Got up early this morning (no TiVo, alas) to watch a 50s indie sci-fi film I'd never seen before -- Riders to the Stars -- on Turner Classic Movies. Turned out to be a pretty good flick -- directed by and starring hero of my youth Richard Carlson (the "I" of the great deliriously paranoid anti-Commie TV series I Led Three Lives) -- with surprisingly good special effects in astoundingly unreal Cinecolor. But about half way through it something started to nag at me about the plot, which seemed eerily familiar.
A secret government agency tries to find a way to capture meteors before they enter the atmosphere. They decide to send astronauts into deep space—something that has never been done before—and begin secretly recruiting and testing volunteers. Ultimately, three rockets are launched. The first attempts to capture a meteor that is too large and is destroyed as a result. The pilot of the second rocket has a psychological breakdown. And the third and final astronaut ends up burning excessive fuel and risks burning up upon re-entry.
And then, of course, it hit me. RTTS was, in fact, recycled in 1998 by arch-demons Jerry Bruckheimer and Michael Bay into the astoundingly stupid Bruce Willis vehicle Armageddon.
Okay, as you can see there are five or six astronauts in Armageddon as opposed to only three in RTTS, but Bruckheimer obviously had more money to waste on Ben Affleck's salary than pioneering sci-fi producer Ivan Tors.
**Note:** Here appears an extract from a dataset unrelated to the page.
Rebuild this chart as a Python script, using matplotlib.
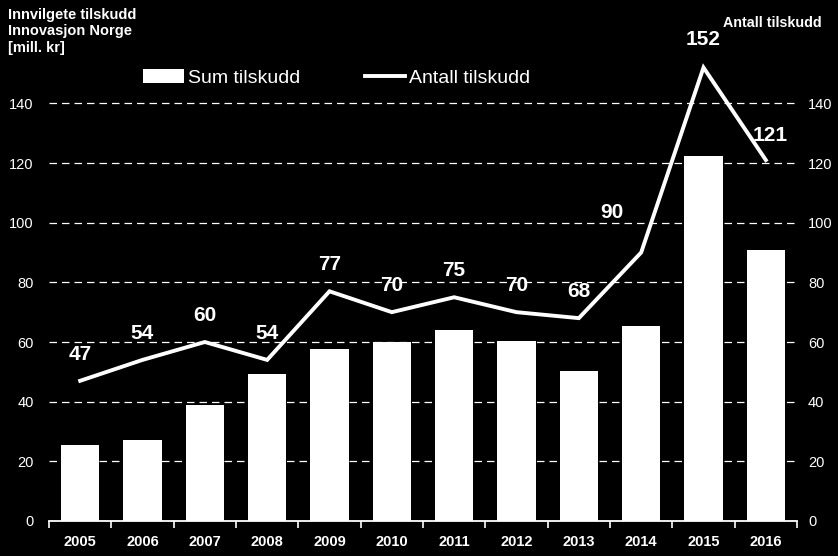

Oh well. There doesn't seem to be any currently available DVD version of RTTS, so if you'd like to check out the original watch the TCM schedule; they'll probably rerun it sooner rather than later. A perhaps interesting trivia note: RTTS co-star William Lundigan went on to play the lead in the pioneering sci-fi TV series Men Into Space, a show about the colonization of the moon that featured special effects that were years ahead of their time, but nonetheless bored pubescent thrill-seekers of 1959-60 (like me) to death due to its total and inexplicable dearth of monsters, ray guns and other cool outer space stuff. Come to think of it, this may explain the later career of Jerry Bruckheimer.